For a single target word, plain DFS and backtracking from each cell is enough, because the search only needs to follow one fixed string. The complexity is roughly O(rows * cols * 4^L) for that one word.

Once the problem changes to many words, repeating that single-word DFS for every dictionary entry becomes wasteful because the same prefixes get explored again and again. The trie-based solution fixes exactly that issue by merging shared prefixes into one structure and scanning the board once. The tradeoff is extra trie memory, but that is usually well worth it when the dictionary is large.

How would the solution change if the interviewer wanted the path coordinates for each found word?

The DFS can carry a current_path list of coordinates alongside the trie traversal. Each recursive step appends the current cell before exploring neighbors and pops it during backtracking. When a complete word is found, the algorithm copies the current path into the result for that word.

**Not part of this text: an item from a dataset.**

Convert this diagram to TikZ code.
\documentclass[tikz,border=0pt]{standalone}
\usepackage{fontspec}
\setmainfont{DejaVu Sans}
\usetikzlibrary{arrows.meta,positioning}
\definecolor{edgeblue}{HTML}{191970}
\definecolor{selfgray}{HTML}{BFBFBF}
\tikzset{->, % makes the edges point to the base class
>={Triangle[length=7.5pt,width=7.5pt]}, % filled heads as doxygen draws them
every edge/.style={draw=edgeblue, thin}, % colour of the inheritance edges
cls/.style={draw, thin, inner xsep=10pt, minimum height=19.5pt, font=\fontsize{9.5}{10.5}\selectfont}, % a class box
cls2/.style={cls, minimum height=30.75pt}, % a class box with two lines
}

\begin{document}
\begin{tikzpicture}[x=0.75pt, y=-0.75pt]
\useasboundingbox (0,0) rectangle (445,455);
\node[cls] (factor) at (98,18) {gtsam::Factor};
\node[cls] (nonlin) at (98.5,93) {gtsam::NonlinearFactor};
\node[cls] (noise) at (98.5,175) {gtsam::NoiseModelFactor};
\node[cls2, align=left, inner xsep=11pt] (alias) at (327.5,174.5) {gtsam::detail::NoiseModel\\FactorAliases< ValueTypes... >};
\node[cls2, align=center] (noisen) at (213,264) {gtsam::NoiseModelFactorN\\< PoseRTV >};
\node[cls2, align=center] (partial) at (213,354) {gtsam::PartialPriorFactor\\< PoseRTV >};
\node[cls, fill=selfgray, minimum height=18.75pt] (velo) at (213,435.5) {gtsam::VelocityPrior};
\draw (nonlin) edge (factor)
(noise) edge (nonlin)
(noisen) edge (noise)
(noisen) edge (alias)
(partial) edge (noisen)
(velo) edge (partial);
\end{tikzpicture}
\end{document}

The search logic and correctness argument stay the same because the trie still controls which prefixes are worth exploring. The main tradeoff is output size: copying paths adds extra work proportional to the number of coordinates returned, and the result structure becomes larger than a simple word list.

What if diagonal moves are allowed too?

The overall design does not change. The DFS still walks the board and the trie together, but the neighbor list expands from four directions to eight. Correctness is preserved because the same invariant still holds: the current board path must match the current trie prefix, and each cell can still be marked as visited for the duration of one path.

The tradeoff is the branching factor. With diagonal moves, the worst-case search space grows substantially, so the practical value of trie prefix pruning becomes even more important.

Can the search be optimized further when the word list is huge but the board is small?

Yes. A useful prefilter is to count board characters first and discard any word that asks for some letter more times than the board contains it. Another small optimization is to skip inserting words whose first letter does not appear on the board at all.

These checks do not change the asymptotic big-picture idea, but they can reduce trie size and cut unnecessary DFS calls in practice. The tradeoff is a bit more preprocessing code, so they are best treated as optional enhancements rather than the core interview solution.